Gessinger also is working remotely on a separate research project titled "Application-Specific Benchmarking for Big Data Analytics," which is funded by SRU's Summer Undergraduate Research Experience grant. That project, which pays Gessinger for 100 hours of research from May 17-Aug. 1, involves assessing the performance of HPCs, running queries and analyzing data structures so that applications, such as software programs that rely on supercomputers, can run more efficiently.

"Alex is very focused," said Nitin Sukhija, SRU assistant professor of computer science and principal investigator for the SRU research project. "When I came to SRU he was my teaching assistant and he seemed very sharp, so I asked if he wanted to get into this research. I've seen him grow and I can trust Alex with a lot of code and systems, which is a big responsibility."

Gessinger is one of two students with access to SRU's first HPC cluster, called the Lava Cluster, which the University acquired last year through a collaboration with XSEDE, a virtual organization funded by the NSF that integrates and shares digital infrastructures with national researchers and educators. The other student, Zach Miller, a graduate student majoring in computing from Beaver, received a SURE grant last year and is one of the co-investigators with Gessinger on the SRU study.

The objective of SRU's benchmarking study is to design and develop methodology for efficiently evaluating big data systems so that they are optimized for new applications.

"Rather than focusing on systems, we're focusing on applications," Sukhija said. "Most research is done on these big data systems, but then you have applications that will not behave the way you want because the queries are not properly partitioned; (therefore) you will not get the performance of the big system."

For example, even though an HPC cluster like SRU's is capable of processing 9.8 trillion floating point operations, or teraflops, per second, the time it takes for a researcher to run a query of data still might take 10 minutes rather than 10 seconds because the application being used is not designed to work as efficiently with the system.

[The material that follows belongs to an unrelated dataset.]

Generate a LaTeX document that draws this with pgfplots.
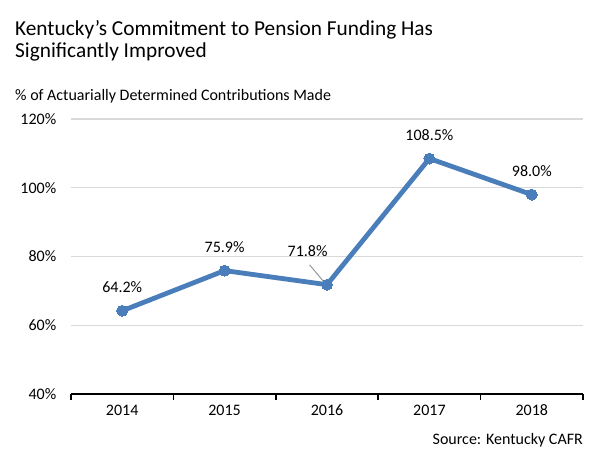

The SRU researchers have already submitted a paper that will be published in the Association for Computing Machinery's International Conference Proceeding in July, and with the help of Gessinger's research this summer, there will be future opportunities for the SRU group to publish and present additional findings.

Meanwhile, Gessinger's experiences this summer, at ORNL and through the SURE grant, will not only benefit his development as a student but will allow him to share the knowledge with students and faculty needing to conduct research using SRU's HPC. Because of SRU's partnership with XSEDE, Gessinger has remote access to several supercomputers across the nation, including the National Center for Supercomputing Applications at the University of Illinois and the San Diego Supercomputing Center at the University of California, San Diego. Gessinger can run tools on these supercomputers that are built similarly to SRU's HPC.

"This is a great experience learning first-hand the entire research process and working with supercomputers," Gessinger said. "I'm developing skills that will be extremely useful in a high-performance computing career and could eventually lead me to a national lab staffing position."